Shooting From The Hip
By Adam Sturrock
Director: Dan Gilroy
Writer: Dan Gilroy
Cast: Jake Gyllenhaal, Rene Russo, Riz Ahmed, Bill Paxton
Nightcrawler isn’t a super-polished film, in fact, it makes you feel grubby. It is dark and twisted. It sinks into every nook and cranny of your mind and makes you want to scrub your hands of any of its residue. But something compelling lingers. This is one of the most fun I’ve had watching a film this year and it is a home run for the debut director, Dan Gilroy and his centre-piece, Jake Gyllenhaal.
Louis Bloom (Gyllenhaal) is somewhat hard to pin down. He is determined, hard-working and everything that comes out of his mouth seems to have been taken out of a self help book.
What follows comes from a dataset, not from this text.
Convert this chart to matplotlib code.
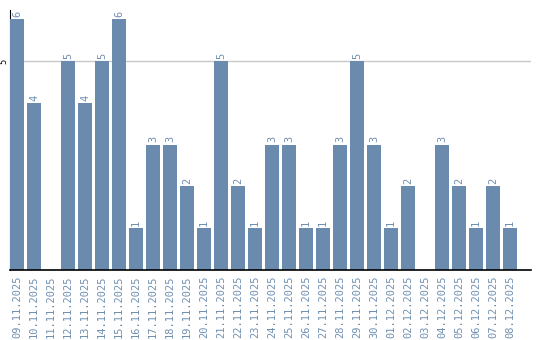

But he believes it. There is something charming about the way he confidently states his goals in becoming successful; no obstacle seems to be a problem in getting to the top, that much is true later on in the film. But beneath that unwavering smile and the gleaming eyes seems something fake and shallow, nothing genuine exists beyond his glazed gaze – almost Patrick Bateman-like.
Louis is truly a slimy character, it oozes from his pores, derived from the gel that slicks his hair back. It comes as no surprise that he is out of work and peerless but after a coincidental meeting with freelance video journalist, Joe Loder (Paxton), Louis becomes a nightcrawler, a lens for hire; filming the dead and the wounded for the local news station run by Nina (Russo).
It quickly becomes apparent as to how morally uncaring the main characters are. In one particular instance, rather than seem distressed by a horrible accident, one news company gloats to the other that they got the “money shot”. In another instance, when questioned about his ethics, Louis continues to talk about how he is improving his framing and lighting of victims rather than seem worried – even when he willing to move about car crash victims in order to get that better footage for the news channel, something seems off.
In truth, there isn’t really a typical character arc in the film. There wasn’t a point in which Louis or Nina for example, go from being do gooders to immoral people; they were always in the morally gray areas. Because of this, there are very few boundaries to prevent the characters from going anywhere in the film and it becomes unsettling to see how far they will go. The film eventually asks the question: what does it say about us, as a society, that we allow and even encourage, people like Louis to succeed?
The media, again, receive a bit of a beating up specifically in this film. The news company featured in the film is seen as callous, driving up fear of minorities in affluent neighborhoods. Black on black crime is ignored, but Nina’s mantra of “white woman running down the street with her throat cut” is peddled as far as it can go. Does it suggest that this is a case of supply and demand? Are we as audiences looking for the most fear-mongering and thrilling news as possible? Maybe. The blood lust and racial blanket stereotyping must come from somewhere. A cursory look at most American tv shows definitely doesn’t put down any of the accusations.
A deeply uncomfortable piece of bubbling commentary, Nightcrawler sinks its claws in and refuses to let go at all costs. It deliberately over plays the creepy aspects of the script and only fails at the end where uneven pacing slows down its bloody amazing acting.